Reliable Public Services and Utilities
Germany’s infrastructure advantage extends beyond transport.
- Universal healthcare access with deep regional coverage
- Stable electricity, water, and digital utilities
- Predictable public education and vocational training systems
For workforce migrants, especially skilled and semi-skilled workers, this reliability lowers risk and encourages permanent settlement rather than short-term churn.
Who Germany Attracts—and Why
Germany’s labour pull is structural rather than cyclical.
Key Workforce Groups
- Engineers and technical specialists
- Manufacturing and industrial workers
- Logistics and warehouse professionals
- Healthcare staff, particularly nurses and caregivers
Demand exists across regions, allowing workers to match skills with locations rather than chase a single urban labour market.
Settlement Beyond the Capital City
A defining feature of Germany’s model is geographic flexibility.
Migrants can:
- Build careers in regional cities
- Access similar public services nationwide
- Move within the country without losing labour-market relevance
This decentralisation reduces social pressure and improves integration outcomes—an area where many EU states struggle.
Constraints: Where the Model Strains
Germany’s infrastructure depth does not eliminate friction.
Housing Shortages in Major Cities
- Acute shortages in Berlin, Munich, Hamburg, and Frankfurt
- Rising rents testing political and social tolerance
- Spillover pressure into surrounding regions
Bureaucratic Delays
- Slow visa processing
- Complex credential recognition
- Administrative burdens at local levels
These issues do not negate Germany’s advantage, but they slow absorption, particularly in high-demand sectors.
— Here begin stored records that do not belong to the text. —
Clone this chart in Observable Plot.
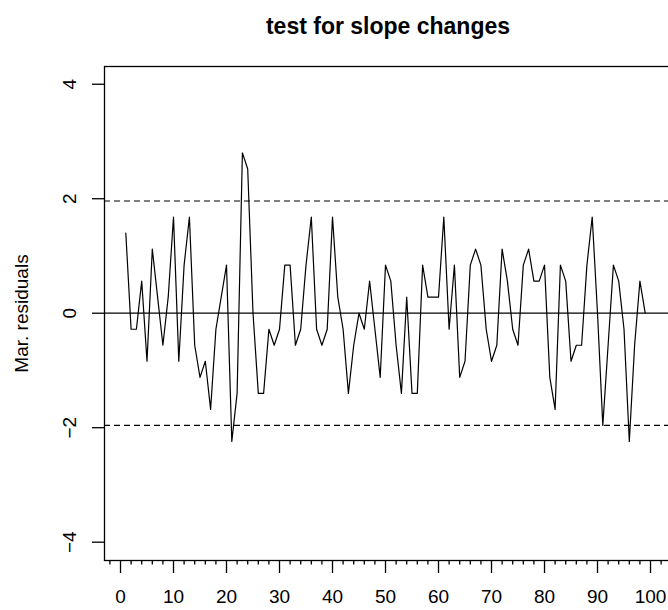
<!DOCTYPE html>
<html>
<head>
<meta charset="utf-8">
<script src="https://cdn.jsdelivr.net/npm/d3@7"></script>
<script src="https://cdn.jsdelivr.net/npm/@observablehq/plot@0.6"></script>
<style>
  html, body { margin: 0; padding: 0; background: #fff; }
  #chart svg { display: block; }
</style>
</head>
<body>
<div id="chart"></div>
<script>
// Marginal residuals, observations 1..99
const residuals = [
  1.40, -0.28, -0.28, 0.56, -0.84, 1.12, 0.28, -0.56, 0.28, 1.68,
  -0.84, 0.84, 1.68, -0.56, -1.12, -0.84, -1.68, -0.28, 0.28, 0.84,
  -2.24, -1.40, 2.80, 2.52, 0.00, -1.40, -1.40, -0.28, -0.56, -0.28,
  0.84, 0.84, -0.56, -0.28, 0.84, 1.68, -0.28, -0.56, -0.28, 1.68,
  0.28, -0.28, -1.40, -0.56, 0.00, -0.28, 0.56, -0.28, -1.12, 0.84,
  0.56, -0.56, -1.40, 0.28, -1.40, -1.40, 0.84, 0.28, 0.28, 0.28,
  1.68, -0.28, 0.84, -1.12, -0.84, 0.84, 1.12, 0.84, -0.28, -0.84,
  -0.56, 1.12, 0.56, -0.28, -0.56, 0.84, 1.12, 0.56, 0.56, 0.84,
  -1.12, -1.68, 0.84, 0.56, -0.84, -0.56, -0.56, 0.84, 1.68, 0.00,
  -1.96, -0.56, 0.84, 0.56, -0.28, -2.24, -0.56, 0.56, 0.00
];
const bounds = [-1.96, 1.96];
const xTicks = [0, 10, 20, 30, 40, 50, 60, 70, 80, 90, 100];
const xMinorTicks = [-2, 2, 4, 6, 8, 12, 14, 16, 18, 22, 24, 26, 28, 32, 34, 36, 38,
  42, 44, 46, 48, 52, 54, 56, 58, 62, 64, 66, 68, 72, 74, 76, 78, 82, 84, 86, 88,
  92, 94, 96, 98, 102];
const yTicks = [-4, -2, 0, 2, 4];
const xDomain = [-3.02, 103.96];
const yDomain = [-4.32, 4.31];
const titleText = "test for slope changes";
const yLabel = "Mar. residuals";

const font = "'Liberation Sans', Arial, Helvetica, sans-serif";
const fmt = d => (d < 0 ? "\u2212" + Math.abs(d) : String(d));

const chart = Plot.plot({
  width: 668,
  height: 610,
  marginLeft: 104,
  marginRight: -3,
  marginTop: 66,
  marginBottom: 50,
  style: { fontFamily: font, background: "#fff", color: "#000" },
  x: { domain: xDomain },
  y: { domain: yDomain },
  marks: [
    Plot.frame({ stroke: "#000", strokeWidth: 1.3 }),
    Plot.ruleY([0], { stroke: "#000", strokeWidth: 1.2 }),
    Plot.ruleY(bounds, { stroke: "#000", strokeWidth: 1.2, strokeDasharray: "6,4" }),
    Plot.lineY(residuals, { x: (d, i) => i + 1, y: d => d, stroke: "#000", strokeWidth: 1.2 }),
    Plot.axisX({ ticks: xTicks, tickSize: 13, tickPadding: 16, fontSize: 19, label: null, strokeWidth: 1.3 }),
    Plot.axisX({ ticks: xMinorTicks, tickSize: 4.5, tickFormat: () => "", label: null, strokeWidth: 1.3 }),
    Plot.axisY({ ticks: yTicks, tickSize: 12, tickFormat: () => "", label: null, strokeWidth: 1.3 }),
    Plot.text(yTicks, { y: d => d, text: fmt, frameAnchor: "left", dx: -29, rotate: -90,
      textAnchor: "middle", lineAnchor: "bottom", fontSize: 19, fill: "#000" }),
    Plot.text([yLabel], { text: d => d, frameAnchor: "left", dx: -77, rotate: -90,
      textAnchor: "middle", lineAnchor: "bottom", fontSize: 19, fill: "#000" }),
    Plot.text([titleText], { text: d => d, frameAnchor: "top", dy: -33,
      lineAnchor: "bottom", fontSize: 23, fontWeight: "bold", fill: "#000" })
  ]
});
document.getElementById("chart").appendChild(chart);
</script>
</body>
</html>
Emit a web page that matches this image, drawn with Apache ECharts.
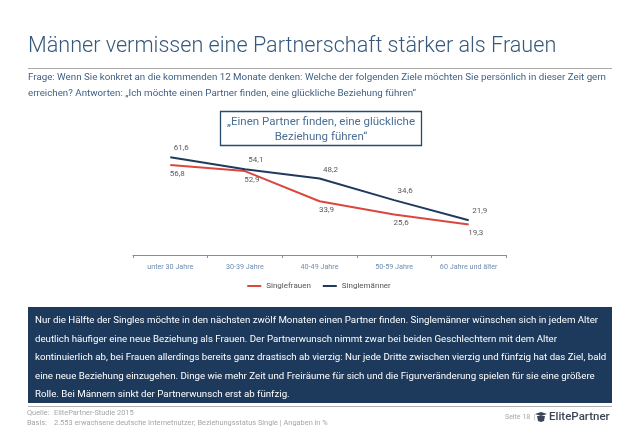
<!DOCTYPE html>
<html><head><meta charset="utf-8">
<script src="https://cdn.jsdelivr.net/npm/echarts@6/dist/echarts.min.js"></script>
<style>html,body{margin:0;padding:0;background:#fff}#c{width:638px;height:442px}</style>
</head><body><div id="c"></div>
<script>
const categories = ['unter 30 Jahre', '30-39 Jahre', '40-49 Jahre', '50-59 Jahre', '60 Jahre und älter'];
const singlefrauen = [56.8, 52.9, 33.9, 25.6, 19.3];
const singlemaenner = [61.6, 54.1, 48.2, 34.6, 21.9];
const seriesNames = ['Singlefrauen', 'Singlemänner'];
const titleText = 'Männer vermissen eine Partnerschaft stärker als Frauen';
const questionLines = [
  'Frage: Wenn Sie konkret an die kommenden 12 Monate denken: Welche der folgenden Ziele möchten Sie persönlich in dieser Zeit gern',
  'erreichen? Antworten: „Ich möchte einen Partner finden, eine glückliche Beziehung führen“'
];
const boxTitleLines = ['„Einen Partner finden, eine glückliche', 'Beziehung führen“'];
const paragraphLines = [
  'Nur die Hälfte der Singles möchte in den nächsten zwölf Monaten einen Partner finden. Singlemänner wünschen sich in jedem Alter',
  'deutlich häufiger eine neue Beziehung als Frauen. Der Partnerwunsch nimmt zwar bei beiden Geschlechtern mit dem Alter',
  'kontinuierlich ab, bei Frauen allerdings bereits ganz drastisch ab vierzig: Nur jede Dritte zwischen vierzig und fünfzig hat das Ziel, bald',
  'eine neue Beziehung einzugehen. Dinge wie mehr Zeit und Freiräume für sich und die Figurveränderung spielen für sie eine größere',
  'Rolle. Bei Männern sinkt der Partnerwunsch erst ab fünfzig.'
];
const footerLabels = ['Quelle:', 'Basis:'];
const footerValues = ['ElitePartner-Studie 2015', '2.553 erwachsene deutsche Internetnutzer; Beziehungsstatus Single | Angaben in %'];
const pageText = 'Seite 18  |';
const logoText = 'ElitePartner';

const fmt = v => String(v).replace('.', ',');
const RED = '#d9473f', NAVY = '#1f3a5c';
const F = 'Roboto, "Noto Sans", sans-serif';

const chart = echarts.init(document.getElementById('c'), null, {renderer: 'canvas'});
const graphics = [];
graphics.push({type: 'text', left: 28, top: 36, style: {text: titleText, font: '300 21.6px ' + F, fill: '#36587c'}});
graphics.push({type: 'rect', shape: {x: 28, y: 68, width: 584, height: 0.8}, style: {fill: '#8c8c8c'}});
questionLines.forEach((t, i) => graphics.push({type: 'text', left: 28, top: 73 + i * 15.5, style: {text: t, font: '9.75px ' + F, fill: '#3e5f82'}}));
graphics.push({type: 'rect', shape: {x: 220.5, y: 111.5, width: 201, height: 34}, style: {fill: '#fff', stroke: '#2b4a6b', lineWidth: 1.3}});
boxTitleLines.forEach((t, i) => graphics.push({type: 'text', x: 321, y: 122 + i * 15, style: {text: t, font: '11.5px ' + F, fill: '#4b6f95', textAlign: 'center', textVerticalAlign: 'middle'}}));
graphics.push({type: 'rect', shape: {x: 28, y: 307, width: 584, height: 96}, style: {fill: '#1d3a5c'}});
paragraphLines.forEach((t, i) => graphics.push({type: 'text', left: 35, top: 316 + i * 18.4, style: {text: t, font: '9.7px ' + F, fill: '#ffffff'}}));
graphics.push({type: 'rect', shape: {x: 28, y: 406, width: 584, height: 0.8}, style: {fill: '#9a9a9a'}});
footerLabels.forEach((t, i) => {
  graphics.push({type: 'text', left: 27, top: 410 + i * 9.5, style: {text: t, font: '7.4px ' + F, fill: '#a6a6a6'}});
  graphics.push({type: 'text', left: 54, top: 410 + i * 9.5, style: {text: footerValues[i], font: '7.4px ' + F, fill: '#a6a6a6'}});
});
graphics.push({type: 'text', left: 505, top: 414, style: {text: pageText, font: '7px ' + F, fill: '#a6a6a6'}});
graphics.push({type: 'polygon', shape: {points: [[535, 414], [541, 412], [547, 414], [541, 416]]}, style: {fill: '#3a4656'}});
graphics.push({type: 'polygon', shape: {points: [[537, 416], [545, 416], [544, 421], [541, 422], [538, 421]]}, style: {fill: '#3a4656'}});
graphics.push({type: 'text', left: 549, top: 411, style: {text: logoText, font: '500 11.5px ' + F, fill: '#3a4656'}});

chart.setOption({
  animation: false,
  backgroundColor: '#fff',
  grid: {left: 133, right: 132, top: 144, bottom: 187},
  legend: {
    data: seriesNames, bottom: 147, left: 'center', itemWidth: 14, itemHeight: 2, itemGap: 12, icon: 'rect',
    textStyle: {fontSize: 8, color: '#555', fontFamily: F}
  },
  xAxis: {
    type: 'category', data: categories, boundaryGap: true,
    axisLine: {lineStyle: {color: '#8c8c8c', width: 1}},
    axisTick: {show: true, length: 3, lineStyle: {color: '#8c8c8c'}},
    axisLabel: {fontSize: 7.2, color: '#6f8db0', margin: 9, interval: 0, fontFamily: F}
  },
  yAxis: {type: 'value', min: 0, max: 70, show: false, splitLine: {show: false}},
  series: [
    {
      name: seriesNames[0], type: 'line', data: singlefrauen, symbol: 'circle', symbolSize: 0, showSymbol: true,
      lineStyle: {color: RED, width: 2}, itemStyle: {color: RED},
      label: {show: true, position: 'bottom', distance: 3, offset: [7, 2], formatter: p => fmt(p.value), fontSize: 8, color: '#595959', fontFamily: F}
    },
    {
      name: seriesNames[1], type: 'line', data: singlemaenner, symbol: 'circle', symbolSize: 0, showSymbol: true,
      lineStyle: {color: NAVY, width: 2}, itemStyle: {color: NAVY},
      label: {show: true, position: 'top', distance: 4, offset: [11, -1], formatter: p => fmt(p.value), fontSize: 8, color: '#595959', fontFamily: F}
    }
  ],
  graphic: graphics
});
</script></body></html>
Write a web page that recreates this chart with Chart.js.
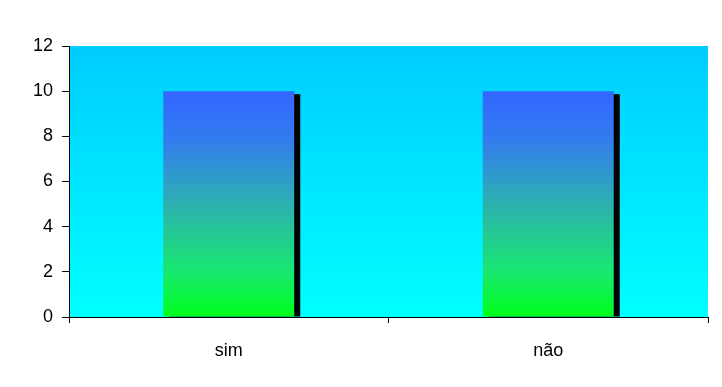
<!DOCTYPE html>
<html>
<head>
<meta charset="utf-8">
<script src="https://cdn.jsdelivr.net/npm/chart.js@4/dist/chart.umd.min.js"></script>
<style>
    html, body { margin: 0; padding: 0; background: #ffffff; }
    #wrap { width: 722px; height: 387px; }
</style>
</head>
<body>
<div id="wrap"><canvas id="chart" width="722" height="387"></canvas></div>
<script>
const categories = ["sim", "não"];
const values = [10, 10];
const yTicks = [0, 2, 4, 6, 8, 10, 12];

// Plot area background (blue at top fading to cyan)
const plotBackground = {
    id: "plotBackground",
    beforeDraw(chart) {
        const { ctx, chartArea: a } = chart;
        const g = ctx.createLinearGradient(0, a.top, 0, a.bottom);
        g.addColorStop(0, "#00ccff");
        g.addColorStop(1, "#00ffff");
        ctx.save();
        ctx.fillStyle = g;
        ctx.fillRect(a.left, a.top, a.right - a.left, a.bottom - a.top);
        ctx.restore();
    }
};

// Black drop shadow behind each bar
const barShadow = {
    id: "barShadow",
    beforeDatasetsDraw(chart) {
        const ctx = chart.ctx;
        ctx.save();
        ctx.fillStyle = "#000000";
        chart.getDatasetMeta(0).data.forEach(bar => {
            const w = bar.width;
            ctx.fillRect(bar.x - w / 2 + 6, bar.y + 3, w, bar.base - bar.y - 3);
        });
        ctx.restore();
    }
};

function barGradient(context) {
    const chart = context.chart;
    if (!chart.chartArea) return "#3366ff";
    const y = chart.scales.y;
    const g = chart.ctx.createLinearGradient(0, y.getPixelForValue(10), 0, y.getPixelForValue(0));
    g.addColorStop(0, "#3366ff");
    g.addColorStop(0.2, "#337af0");
    g.addColorStop(0.5, "#2db0b0");
    g.addColorStop(0.8, "#18e870");
    g.addColorStop(1, "#00ff1a");
    return g;
}

const font = { family: "'Liberation Sans', Arial, sans-serif", size: 18 };

new Chart(document.getElementById("chart").getContext("2d"), {
    type: "bar",
    data: {
        labels: categories,
        datasets: [{
            data: values,
            backgroundColor: barGradient,
            borderWidth: 0,
            categoryPercentage: 1,
            barPercentage: 0.41
        }]
    },
    options: {
        responsive: false,
        animation: false,
        layout: { padding: { top: 46, right: 14, left: 0, bottom: 0 } },
        plugins: { legend: { display: false }, tooltip: { enabled: false } },
        scales: {
            x: {
                grid: { offset: true, drawOnChartArea: false, drawTicks: true, tickLength: 6, color: "#000000" },
                border: { display: true, color: "#000000", width: 1 },
                ticks: { color: "#000000", font: font, padding: 17 },
                afterFit(s) { s.height = 70; }
            },
            y: {
                min: 0,
                max: 12,
                afterBuildTicks(s) { s.ticks = yTicks.map(v => ({ value: v })); },
                grid: { drawOnChartArea: false, drawTicks: true, tickLength: 7, color: "#000000" },
                border: { display: true, color: "#000000", width: 1 },
                ticks: { color: "#000000", font: font, padding: 9 },
                afterFit(s) { s.width = 69; }
            }
        }
    },
    plugins: [plotBackground, barShadow]
});
</script>
</body>
</html>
Editorial Takeaway: Structural Capacity Matters More Than Headlines
Germany’s continued appeal as a workforce destination is not driven by lifestyle branding or short-term incentives. It is driven by hard infrastructure, regional depth, and institutional reliability.
In an era when migration debates dominate European politics, Germany remains the EU’s most structurally capable absorber of large workforces—not because it is frictionless, but because its systems are built to scale.
As labour shortages deepen across Europe, Germany’s model underscores a simple lesson: people follow infrastructure long before they follow policy promises.